● Given request: Copy each record exactly as it reads, leaving out any pictures it holds.

● Input:
***

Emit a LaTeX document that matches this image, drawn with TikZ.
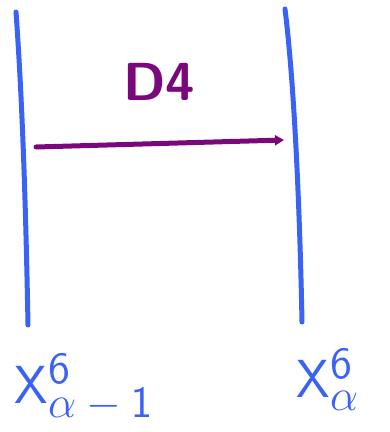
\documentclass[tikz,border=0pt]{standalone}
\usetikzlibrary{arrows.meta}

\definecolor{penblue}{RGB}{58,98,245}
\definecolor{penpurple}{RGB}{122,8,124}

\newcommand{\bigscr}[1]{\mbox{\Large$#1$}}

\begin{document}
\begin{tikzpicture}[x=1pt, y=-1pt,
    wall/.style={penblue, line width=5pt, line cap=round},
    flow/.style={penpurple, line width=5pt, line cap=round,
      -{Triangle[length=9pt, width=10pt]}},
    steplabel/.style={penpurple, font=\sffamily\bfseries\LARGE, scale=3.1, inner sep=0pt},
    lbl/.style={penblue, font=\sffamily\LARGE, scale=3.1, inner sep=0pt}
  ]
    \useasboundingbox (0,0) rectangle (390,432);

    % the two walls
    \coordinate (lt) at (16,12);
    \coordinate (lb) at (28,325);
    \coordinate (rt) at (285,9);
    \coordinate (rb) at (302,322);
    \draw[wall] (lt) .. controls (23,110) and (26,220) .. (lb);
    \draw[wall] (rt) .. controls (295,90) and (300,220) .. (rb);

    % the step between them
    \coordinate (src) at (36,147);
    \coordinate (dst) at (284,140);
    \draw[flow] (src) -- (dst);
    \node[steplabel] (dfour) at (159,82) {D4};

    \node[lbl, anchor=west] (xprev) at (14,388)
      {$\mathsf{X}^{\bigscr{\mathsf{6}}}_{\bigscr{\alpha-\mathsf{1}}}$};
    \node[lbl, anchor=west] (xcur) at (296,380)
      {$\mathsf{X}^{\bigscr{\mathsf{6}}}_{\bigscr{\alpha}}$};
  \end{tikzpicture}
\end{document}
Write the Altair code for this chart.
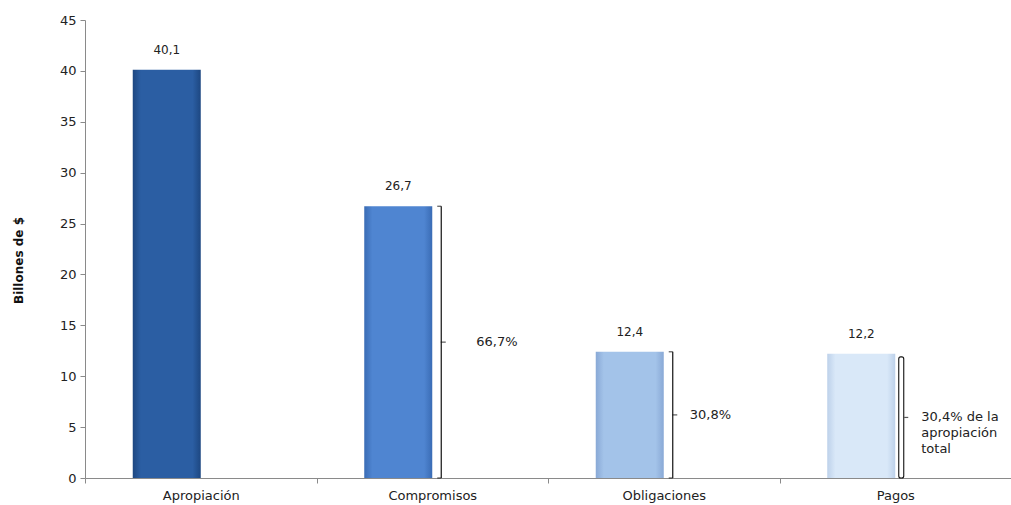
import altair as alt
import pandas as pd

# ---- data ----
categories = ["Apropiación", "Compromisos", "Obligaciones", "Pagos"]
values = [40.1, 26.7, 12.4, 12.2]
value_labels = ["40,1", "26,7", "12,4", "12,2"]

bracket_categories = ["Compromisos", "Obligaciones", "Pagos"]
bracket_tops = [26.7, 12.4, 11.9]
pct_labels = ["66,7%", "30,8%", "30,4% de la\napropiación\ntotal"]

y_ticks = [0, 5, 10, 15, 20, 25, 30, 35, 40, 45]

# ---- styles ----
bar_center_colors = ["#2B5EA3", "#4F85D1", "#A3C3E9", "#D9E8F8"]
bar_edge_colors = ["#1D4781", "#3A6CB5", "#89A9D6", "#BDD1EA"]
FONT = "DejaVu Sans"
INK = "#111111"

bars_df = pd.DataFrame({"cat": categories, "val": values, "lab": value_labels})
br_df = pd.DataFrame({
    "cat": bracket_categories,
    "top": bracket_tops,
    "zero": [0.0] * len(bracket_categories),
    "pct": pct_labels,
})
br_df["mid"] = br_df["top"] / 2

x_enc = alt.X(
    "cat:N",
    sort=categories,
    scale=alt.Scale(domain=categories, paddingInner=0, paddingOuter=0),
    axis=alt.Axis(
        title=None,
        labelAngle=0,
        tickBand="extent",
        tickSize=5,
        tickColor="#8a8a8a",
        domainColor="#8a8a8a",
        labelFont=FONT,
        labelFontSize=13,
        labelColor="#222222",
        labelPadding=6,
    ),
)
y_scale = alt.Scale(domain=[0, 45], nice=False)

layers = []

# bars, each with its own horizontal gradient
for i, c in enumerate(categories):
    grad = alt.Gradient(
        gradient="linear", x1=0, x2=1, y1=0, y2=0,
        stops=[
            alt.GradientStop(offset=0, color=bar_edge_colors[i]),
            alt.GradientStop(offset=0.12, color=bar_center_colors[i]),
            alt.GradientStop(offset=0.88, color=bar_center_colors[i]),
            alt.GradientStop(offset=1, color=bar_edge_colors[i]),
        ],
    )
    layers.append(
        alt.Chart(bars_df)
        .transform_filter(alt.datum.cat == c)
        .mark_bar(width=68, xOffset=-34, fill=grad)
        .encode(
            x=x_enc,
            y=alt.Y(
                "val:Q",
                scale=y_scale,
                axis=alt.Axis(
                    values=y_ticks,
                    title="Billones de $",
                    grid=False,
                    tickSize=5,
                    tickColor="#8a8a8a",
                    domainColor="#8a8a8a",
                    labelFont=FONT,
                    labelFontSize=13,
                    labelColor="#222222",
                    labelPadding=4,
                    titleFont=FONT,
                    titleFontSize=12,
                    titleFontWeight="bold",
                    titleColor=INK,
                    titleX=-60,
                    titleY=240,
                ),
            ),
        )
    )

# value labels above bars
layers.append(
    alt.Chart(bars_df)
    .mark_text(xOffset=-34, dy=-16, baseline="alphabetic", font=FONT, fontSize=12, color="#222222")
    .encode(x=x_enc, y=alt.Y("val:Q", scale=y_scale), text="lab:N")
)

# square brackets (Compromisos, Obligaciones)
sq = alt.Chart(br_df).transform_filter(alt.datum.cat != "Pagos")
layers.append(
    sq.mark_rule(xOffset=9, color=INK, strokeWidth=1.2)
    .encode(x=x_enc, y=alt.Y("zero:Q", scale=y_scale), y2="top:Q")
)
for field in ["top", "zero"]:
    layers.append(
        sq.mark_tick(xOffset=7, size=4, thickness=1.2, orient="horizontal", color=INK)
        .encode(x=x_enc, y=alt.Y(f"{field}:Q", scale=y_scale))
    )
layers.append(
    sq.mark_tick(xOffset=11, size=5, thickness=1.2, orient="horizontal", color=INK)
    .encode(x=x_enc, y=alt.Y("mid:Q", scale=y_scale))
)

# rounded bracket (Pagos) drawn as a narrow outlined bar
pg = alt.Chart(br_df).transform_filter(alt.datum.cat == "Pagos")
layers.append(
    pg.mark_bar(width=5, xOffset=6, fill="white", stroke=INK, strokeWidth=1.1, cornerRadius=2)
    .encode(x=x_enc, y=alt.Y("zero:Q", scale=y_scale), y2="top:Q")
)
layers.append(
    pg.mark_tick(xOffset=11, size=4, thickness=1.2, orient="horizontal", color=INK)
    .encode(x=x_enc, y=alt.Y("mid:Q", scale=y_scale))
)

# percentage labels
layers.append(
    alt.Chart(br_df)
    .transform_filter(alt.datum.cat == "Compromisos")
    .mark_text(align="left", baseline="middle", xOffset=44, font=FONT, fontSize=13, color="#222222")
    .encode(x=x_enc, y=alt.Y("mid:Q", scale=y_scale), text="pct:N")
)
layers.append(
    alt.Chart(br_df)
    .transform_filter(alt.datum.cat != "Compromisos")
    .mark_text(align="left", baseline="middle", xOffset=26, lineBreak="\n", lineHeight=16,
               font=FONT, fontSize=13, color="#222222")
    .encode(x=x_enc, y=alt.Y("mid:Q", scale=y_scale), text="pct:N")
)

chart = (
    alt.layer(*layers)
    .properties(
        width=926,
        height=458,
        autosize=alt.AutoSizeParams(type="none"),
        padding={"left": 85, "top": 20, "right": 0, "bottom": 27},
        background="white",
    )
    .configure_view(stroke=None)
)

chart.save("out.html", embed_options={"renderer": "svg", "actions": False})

***

● Task response:
Emit a LaTeX document that matches this image, drawn with TikZ.
\documentclass[tikz,border=0pt]{standalone}
\usetikzlibrary{arrows.meta}

\definecolor{penblue}{RGB}{58,98,245}
\definecolor{penpurple}{RGB}{122,8,124}

\newcommand{\bigscr}[1]{\mbox{\Large$#1$}}

\begin{document}
\begin{tikzpicture}[x=1pt, y=-1pt,
    wall/.style={penblue, line width=5pt, line cap=round},
    flow/.style={penpurple, line width=5pt, line cap=round,
      -{Triangle[length=9pt, width=10pt]}},
    steplabel/.style={penpurple, font=\sffamily\bfseries\LARGE, scale=3.1, inner sep=0pt},
    lbl/.style={penblue, font=\sffamily\LARGE, scale=3.1, inner sep=0pt}
  ]
    \useasboundingbox (0,0) rectangle (390,432);

    % the two walls
    \coordinate (lt) at (16,12);
    \coordinate (lb) at (28,325);
    \coordinate (rt) at (285,9);
    \coordinate (rb) at (302,322);
    \draw[wall] (lt) .. controls (23,110) and (26,220) .. (lb);
    \draw[wall] (rt) .. controls (295,90) and (300,220) .. (rb);

    % the step between them
    \coordinate (src) at (36,147);
    \coordinate (dst) at (284,140);
    \draw[flow] (src) -- (dst);
    \node[steplabel] (dfour) at (159,82) {D4};

    \node[lbl, anchor=west] (xprev) at (14,388)
      {$\mathsf{X}^{\bigscr{\mathsf{6}}}_{\bigscr{\alpha-\mathsf{1}}}$};
    \node[lbl, anchor=west] (xcur) at (296,380)
      {$\mathsf{X}^{\bigscr{\mathsf{6}}}_{\bigscr{\alpha}}$};
  \end{tikzpicture}
\end{document}
Write the Altair code for this chart.
import altair as alt
import pandas as pd

# ---- data ----
categories = ["Apropiación", "Compromisos", "Obligaciones", "Pagos"]
values = [40.1, 26.7, 12.4, 12.2]
value_labels = ["40,1", "26,7", "12,4", "12,2"]

bracket_categories = ["Compromisos", "Obligaciones", "Pagos"]
bracket_tops = [26.7, 12.4, 11.9]
pct_labels = ["66,7%", "30,8%", "30,4% de la\napropiación\ntotal"]

y_ticks = [0, 5, 10, 15, 20, 25, 30, 35, 40, 45]

# ---- styles ----
bar_center_colors = ["#2B5EA3", "#4F85D1", "#A3C3E9", "#D9E8F8"]
bar_edge_colors = ["#1D4781", "#3A6CB5", "#89A9D6", "#BDD1EA"]
FONT = "DejaVu Sans"
INK = "#111111"

bars_df = pd.DataFrame({"cat": categories, "val": values, "lab": value_labels})
br_df = pd.DataFrame({
    "cat": bracket_categories,
    "top": bracket_tops,
    "zero": [0.0] * len(bracket_categories),
    "pct": pct_labels,
})
br_df["mid"] = br_df["top"] / 2

x_enc = alt.X(
    "cat:N",
    sort=categories,
    scale=alt.Scale(domain=categories, paddingInner=0, paddingOuter=0),
    axis=alt.Axis(
        title=None,
        labelAngle=0,
        tickBand="extent",
        tickSize=5,
        tickColor="#8a8a8a",
        domainColor="#8a8a8a",
        labelFont=FONT,
        labelFontSize=13,
        labelColor="#222222",
        labelPadding=6,
    ),
)
y_scale = alt.Scale(domain=[0, 45], nice=False)

layers = []

# bars, each with its own horizontal gradient
for i, c in enumerate(categories):
    grad = alt.Gradient(
        gradient="linear", x1=0, x2=1, y1=0, y2=0,
        stops=[
            alt.GradientStop(offset=0, color=bar_edge_colors[i]),
            alt.GradientStop(offset=0.12, color=bar_center_colors[i]),
            alt.GradientStop(offset=0.88, color=bar_center_colors[i]),
            alt.GradientStop(offset=1, color=bar_edge_colors[i]),
        ],
    )
    layers.append(
        alt.Chart(bars_df)
        .transform_filter(alt.datum.cat == c)
        .mark_bar(width=68, xOffset=-34, fill=grad)
        .encode(
            x=x_enc,
            y=alt.Y(
                "val:Q",
                scale=y_scale,
                axis=alt.Axis(
                    values=y_ticks,
                    title="Billones de $",
                    grid=False,
                    tickSize=5,
                    tickColor="#8a8a8a",
                    domainColor="#8a8a8a",
                    labelFont=FONT,
                    labelFontSize=13,
                    labelColor="#222222",
                    labelPadding=4,
                    titleFont=FONT,
                    titleFontSize=12,
                    titleFontWeight="bold",
                    titleColor=INK,
                    titleX=-60,
                    titleY=240,
                ),
            ),
        )
    )

# value labels above bars
layers.append(
    alt.Chart(bars_df)
    .mark_text(xOffset=-34, dy=-16, baseline="alphabetic", font=FONT, fontSize=12, color="#222222")
    .encode(x=x_enc, y=alt.Y("val:Q", scale=y_scale), text="lab:N")
)

# square brackets (Compromisos, Obligaciones)
sq = alt.Chart(br_df).transform_filter(alt.datum.cat != "Pagos")
layers.append(
    sq.mark_rule(xOffset=9, color=INK, strokeWidth=1.2)
    .encode(x=x_enc, y=alt.Y("zero:Q", scale=y_scale), y2="top:Q")
)
for field in ["top", "zero"]:
    layers.append(
        sq.mark_tick(xOffset=7, size=4, thickness=1.2, orient="horizontal", color=INK)
        .encode(x=x_enc, y=alt.Y(f"{field}:Q", scale=y_scale))
    )
layers.append(
    sq.mark_tick(xOffset=11, size=5, thickness=1.2, orient="horizontal", color=INK)
    .encode(x=x_enc, y=alt.Y("mid:Q", scale=y_scale))
)

# rounded bracket (Pagos) drawn as a narrow outlined bar
pg = alt.Chart(br_df).transform_filter(alt.datum.cat == "Pagos")
layers.append(
    pg.mark_bar(width=5, xOffset=6, fill="white", stroke=INK, strokeWidth=1.1, cornerRadius=2)
    .encode(x=x_enc, y=alt.Y("zero:Q", scale=y_scale), y2="top:Q")
)
layers.append(
    pg.mark_tick(xOffset=11, size=4, thickness=1.2, orient="horizontal", color=INK)
    .encode(x=x_enc, y=alt.Y("mid:Q", scale=y_scale))
)

# percentage labels
layers.append(
    alt.Chart(br_df)
    .transform_filter(alt.datum.cat == "Compromisos")
    .mark_text(align="left", baseline="middle", xOffset=44, font=FONT, fontSize=13, color="#222222")
    .encode(x=x_enc, y=alt.Y("mid:Q", scale=y_scale), text="pct:N")
)
layers.append(
    alt.Chart(br_df)
    .transform_filter(alt.datum.cat != "Compromisos")
    .mark_text(align="left", baseline="middle", xOffset=26, lineBreak="\n", lineHeight=16,
               font=FONT, fontSize=13, color="#222222")
    .encode(x=x_enc, y=alt.Y("mid:Q", scale=y_scale), text="pct:N")
)

chart = (
    alt.layer(*layers)
    .properties(
        width=926,
        height=458,
        autosize=alt.AutoSizeParams(type="none"),
        padding={"left": 85, "top": 20, "right": 0, "bottom": 27},
        background="white",
    )
    .configure_view(stroke=None)
)

chart.save("out.html", embed_options={"renderer": "svg", "actions": False})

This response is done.